There was also an Egyptian queen named Nitocris — a different person entirely, from a much earlier period. The clearest etymology comes from that Egyptian context: the name is thought to derive from Neit-iqret, meaning roughly "Neith is excellent" or "splendid is Neith" — Neith being the Egyptian goddess of war and weaving.

Whether Herodotus applied this same name to the Babylonian queen because she genuinely bore an Egyptian-derived name — not impossible given the international marriages of the era, and Nebuchadnezzar's court had Egyptian entanglements — or because Herodotus was borrowing a familiar name for a foreign queen he was describing, is genuinely unsettled. Scholars have not resolved it.

The Honest Answer
"Neith is excellent" can be said with reasonable confidence for the Egyptian bearer of the name. For the Babylonian Nitocris of Daniel 5, we are on softer ground — we do not know what name Daniel or Belshazzar actually called her.

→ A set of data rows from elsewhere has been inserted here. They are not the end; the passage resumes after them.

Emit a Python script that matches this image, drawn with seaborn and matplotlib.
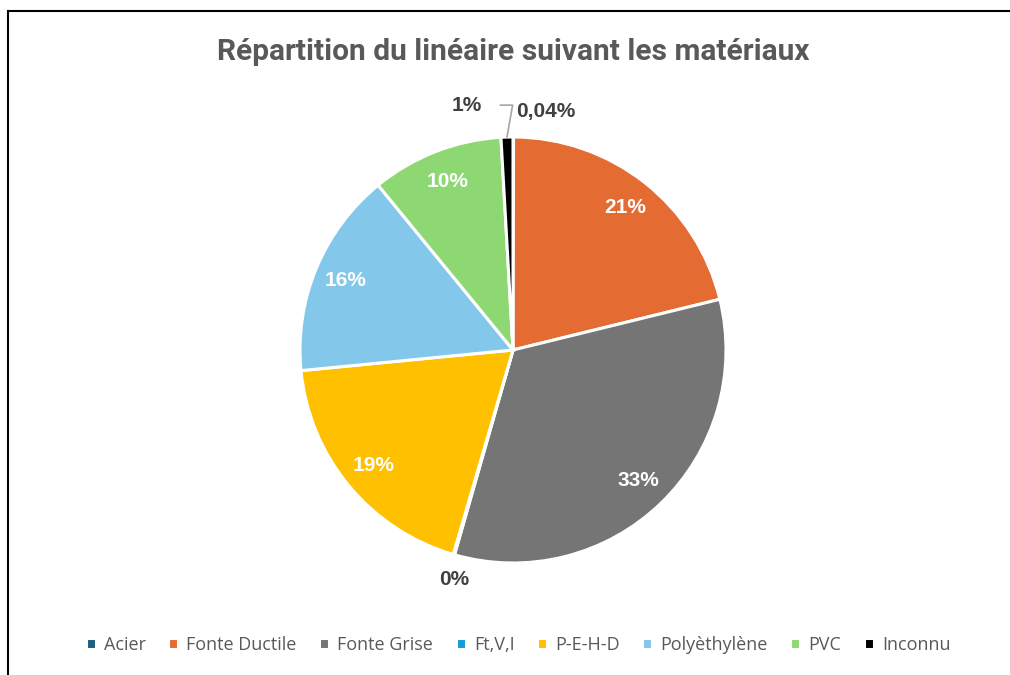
import numpy as np
import matplotlib
matplotlib.use("Agg")
import matplotlib.pyplot as plt
from matplotlib.patches import Rectangle
import seaborn as sns

# ---------------  Data  ---------------
materials = ['Acier', 'Fonte Ductile', 'Fonte Grise', 'Ft,V,I',
             'P-E-H-D', 'Polyèthylène', 'PVC', 'Inconnu']
shares = [0.04, 21.1, 33.2, 0.1, 18.9, 15.6, 10.0, 0.9]
pct_labels = ['0,04%', '21%', '33%', '0%', '19%', '16%', '10%', '1%']
colors = ['#1F5F80', '#E46C32', '#757575', '#0F9ED5',
          '#FFC000', '#83C8EA', '#8ED874', '#000000']

# ---------------  Style  ---------------
sns.set_theme(style='white')
plt.rcParams['font.family'] = ['Open Sans', 'DejaVu Sans']
palette = sns.color_palette(colors)

fig = plt.figure(figsize=(10.1, 6.75), dpi=100)
W, H = 1010, 675
cx, cy, r = 513, 350, 213
ax = fig.add_axes([(cx - r) / W, (H - cy - r) / H, 2 * r / W, 2 * r / H])

wedges, _ = ax.pie(shares, colors=palette, startangle=90, counterclock=False,
                   wedgeprops=dict(edgecolor='white', linewidth=2.2))
ax.set_xlim(-1, 1)
ax.set_ylim(-1, 1)
ax.set_aspect('equal')
ax.axis('off')

# ---------------  Labels  ---------------
lab_font = dict(family='Liberation Sans', fontweight='bold', fontsize=15)
for i, w in enumerate(wedges):
    mid = np.deg2rad((w.theta1 + w.theta2) / 2)
    if shares[i] >= 5:
        ax.text(0.85 * np.cos(mid), 0.85 * np.sin(mid), pct_labels[i],
                color='white', ha='center', va='center', **lab_font)

# small slices labelled outside
dark = '#404040'
mid = np.deg2rad((wedges[0].theta1 + wedges[0].theta2) / 2)
ax.text(1.12 * np.cos(mid) + 0.15, 1.12 * np.sin(mid), pct_labels[0],
        color=dark, ha='center', va='center', **lab_font)

mid = np.deg2rad((wedges[3].theta1 + wedges[3].theta2) / 2)
ax.text(1.1 * np.cos(mid) + 0.03, 1.1 * np.sin(mid) - 0.02, pct_labels[3],
        color=dark, ha='center', va='center', **lab_font)

mid = np.deg2rad((wedges[7].theta1 + wedges[7].theta2) / 2)
tip = (np.cos(mid), np.sin(mid))
ax.annotate(pct_labels[7], xy=tip, xytext=(tip[0] - 0.19, tip[1] + 0.15),
            color=dark, ha='center', va='center', **lab_font,
            arrowprops=dict(arrowstyle='-', color='#A6A6A6', lw=1.2,
                            shrinkA=11, shrinkB=0,
                            connectionstyle='angle,angleA=0,angleB=80,rad=0'))

# ---------------  Title, legend, frame  ---------------
fig.text(cx / W, 1 - 52 / H, 'Répartition du linéaire suivant les matériaux',
         ha='center', va='center', fontsize=21.5, fontweight='bold',
         color='#595959', family='Roboto')

fig.legend(wedges, materials, loc='center', bbox_to_anchor=(518 / W, 1 - 645 / H),
           ncol=len(materials), frameon=False, fontsize=13,
           handlelength=0.55, handleheight=0.55, handletextpad=0.45,
           columnspacing=1.25, labelcolor='#595959')

fig.patches.append(Rectangle((8 / W, -0.1), 1.2, 1 - 11 / H + 0.1,
                             transform=fig.transFigure, fill=False,
                             edgecolor='black', linewidth=1.5))

fig.savefig('out.png', dpi=100, facecolor='white')
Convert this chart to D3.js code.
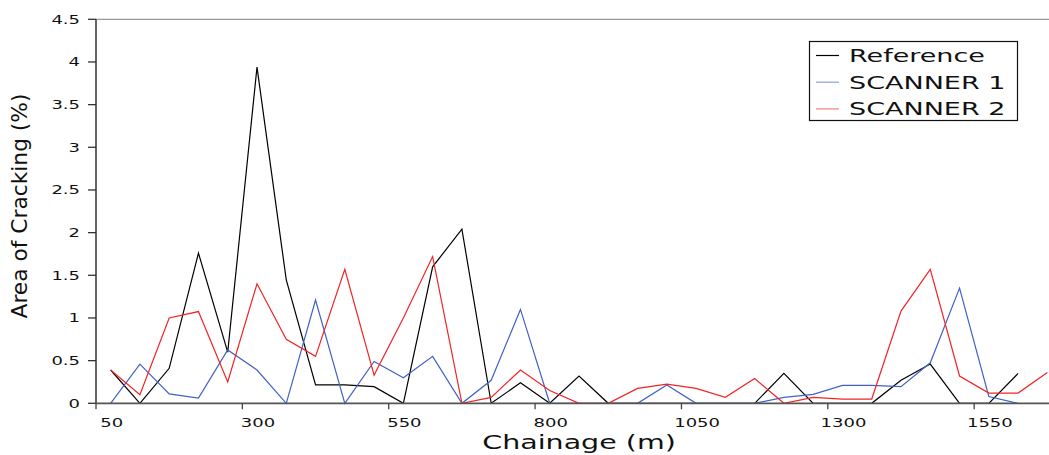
<!DOCTYPE html>
<html>
<head>
<meta charset="utf-8">
<script src="https://cdn.jsdelivr.net/npm/d3@7"></script>
<style>
body { margin: 0; background: #fff; }
text { font-family: "DejaVu Sans", Verdana, sans-serif; }
</style>
</head>
<body>
<script>

// chainage categories (m)
var chainage = [50, 100, 150, 200, 250, 300, 350, 400, 450, 500, 550, 600, 650, 700, 750, 800,
                850, 900, 950, 1000, 1050, 1100, 1150, 1200, 1250, 1300, 1350, 1400, 1450, 1500,
                1550, 1600, 1650];

var reference = [0.39, 0, 0.41, 1.76, 0.60, 3.94, 1.445, 0.215, 0.215, 0.195, 0, 1.6, 2.04, 0, 0.24, 0,
                 0.32, 0, 0, 0, 0, 0, 0, 0.35, 0, 0, 0, 0.27, 0.46, 0, 0, 0.35, null];
var scanner1 = [0, 0.46, 0.11, 0.06, 0.625, 0.39, 0, 1.21, 0, 0.49, 0.30, 0.55, 0, 0.27, 1.10, 0,
                0, 0, 0, 0.215, 0, 0, 0, 0.07, 0.105, 0.21, 0.21, 0.195, 0.475, 1.35, 0.08, 0, null];
var scanner2 = [0.39, 0.1, 1.0, 1.075, 0.25, 1.40, 0.75, 0.55, 1.57, 0.33, 1.0, 1.72, 0, 0.07, 0.39, 0.15,
                0, 0, 0.175, 0.225, 0.175, 0.07, 0.29, 0, 0.07, 0.05, 0.05, 1.08, 1.57, 0.32, 0.12, 0.12, 0.36];

var xLabels = [50, 300, 550, 800, 1050, 1300, 1550];
var yTicks = [0, 0.5, 1, 1.5, 2, 2.5, 3, 3.5, 4, 4.5];

var seriesNames = ["Reference", "SCANNER 1", "SCANNER 2"];
var seriesColors = ["#000000", "#4062c4", "#f22424"];
var series = [reference, scanner1, scanner2];

var W = 1049, H = 455;
var plotLeft = 96, plotRight = 1062, plotTop = 19.3, plotBottom = 403.3;
var SX = 1.5; // text in the picture is stretched sideways

var svg = d3.select("body").append("svg")
    .attr("width", W)
    .attr("height", H);

var x = d3.scalePoint().domain(chainage).range([plotLeft, plotRight]).padding(0.5);
var y = d3.scaleLinear().domain([0, 4.5]).range([plotBottom, plotTop]);
var step = x.step();

// top border of plot area
svg.append("line")
    .attr("x1", plotLeft).attr("x2", W)
    .attr("y1", y(4.5)).attr("y2", y(4.5))
    .attr("stroke", "#999").attr("stroke-width", 1.2);

// series lines
var line = d3.line()
    .defined(function(d) { return d != null; })
    .x(function(d, i) { return x(chainage[i]); })
    .y(function(d) { return y(d); });

for (var s = 0; s < series.length; s++) {
    svg.append("path")
        .attr("d", line(series[s]))
        .attr("fill", "none")
        .attr("stroke", seriesColors[s])
        .attr("stroke-width", 1.2);
}

// y axis
svg.append("line")
    .attr("x1", plotLeft).attr("x2", plotLeft)
    .attr("y1", y(4.5)).attr("y2", y(0))
    .attr("stroke", "#333").attr("stroke-width", 1.5);

yTicks.forEach(function(t) {
    svg.append("line")
        .attr("x1", plotLeft - 8).attr("x2", plotLeft)
        .attr("y1", y(t)).attr("y2", y(t))
        .attr("stroke", "#333").attr("stroke-width", 1.3);
    svg.append("text")
        .attr("transform", "translate(80," + (y(t) + 4.3) + ") scale(" + SX + ",1)")
        .attr("text-anchor", "end")
        .attr("font-size", 12)
        .attr("fill", "#111")
        .text(t);
});

// x axis
svg.append("line")
    .attr("x1", plotLeft).attr("x2", W)
    .attr("y1", y(0)).attr("y2", y(0))
    .attr("stroke", "#555").attr("stroke-width", 1.8);

xLabels.forEach(function(c) {
    var bx = x(c) - step / 2;
    svg.append("line")
        .attr("x1", bx).attr("x2", bx)
        .attr("y1", y(0)).attr("y2", y(0) + 6)
        .attr("stroke", "#444").attr("stroke-width", 1.3);
    svg.append("text")
        .attr("transform", "translate(" + (x(c) + 1) + ",427) scale(" + SX + ",1)")
        .attr("text-anchor", "middle")
        .attr("font-size", 12)
        .attr("fill", "#111")
        .text(c);
});

// axis titles
svg.append("text")
    .attr("transform", "translate(579,449) scale(" + SX + ",1)")
    .attr("text-anchor", "middle")
    .attr("font-size", 19)
    .attr("fill", "#111")
    .text("Chainage (m)");

svg.append("text")
    .attr("transform", "translate(27,206) rotate(-90)")
    .attr("text-anchor", "middle")
    .attr("font-size", 21)
    .attr("textLength", 225)
    .attr("lengthAdjust", "spacingAndGlyphs")
    .attr("fill", "#111")
    .text("Area of Cracking (%)");

// legend
var lg = svg.append("g");
lg.append("rect")
    .attr("x", 809.5).attr("y", 41.5)
    .attr("width", 208).attr("height", 79)
    .attr("fill", "#fff")
    .attr("stroke", "#111").attr("stroke-width", 1.2);

for (var k = 0; k < seriesNames.length; k++) {
    var ly = 55.5 + k * 26.7;
    lg.append("line")
        .attr("x1", 816).attr("x2", 839)
        .attr("y1", ly).attr("y2", ly)
        .attr("stroke", seriesColors[k]).attr("stroke-width", 1.2)
        .attr("opacity", k == 0 ? 1 : 0.6);
    lg.append("text")
        .attr("transform", "translate(849," + (ly + 6.5) + ") scale(" + SX + ",1)")
        .attr("font-size", 18)
        .attr("fill", "#111")
        .text(seriesNames[k]);
}

</script>
</body>
</html>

The historical record gives us the silhouette but not the inscription.
The Case as It Stands

Strong circumstantial evidence — and why that is enough

The reconstruction of the queen mother as Nitocris — Nebuchadnezzar's daughter, Nabonidus's wife, Belshazzar's mother — is exactly that: a reconstruction. No single source states it flatly. What is solid is the convergence: Herodotus attests a real, historically prominent, politically shrewd queen named Nitocris connected to late Babylon's royal house. Daniel 5 gives us a woman who has the authority, the composure, and the personal memory that exactly fits that profile.

The case is circumstantial — and strong circumstantial, the kind that does not happen by accident. The unnamed woman who walked into the banquet, silenced the room, and remembered Daniel from decades ago is almost certainly the same woman Herodotus admired for her engineering, her statecraft, and her calm. She was the institutional memory of an empire on its last night.

She is also the only figure in Daniel 5 who is neither terrified nor drunk. Everyone else in the room has lost their composure or their mind. She has neither. She knows what to do. She knows who to call. In the book that specializes in showing what it looks like to know your God when empires collapse — she may be the quietest example of it.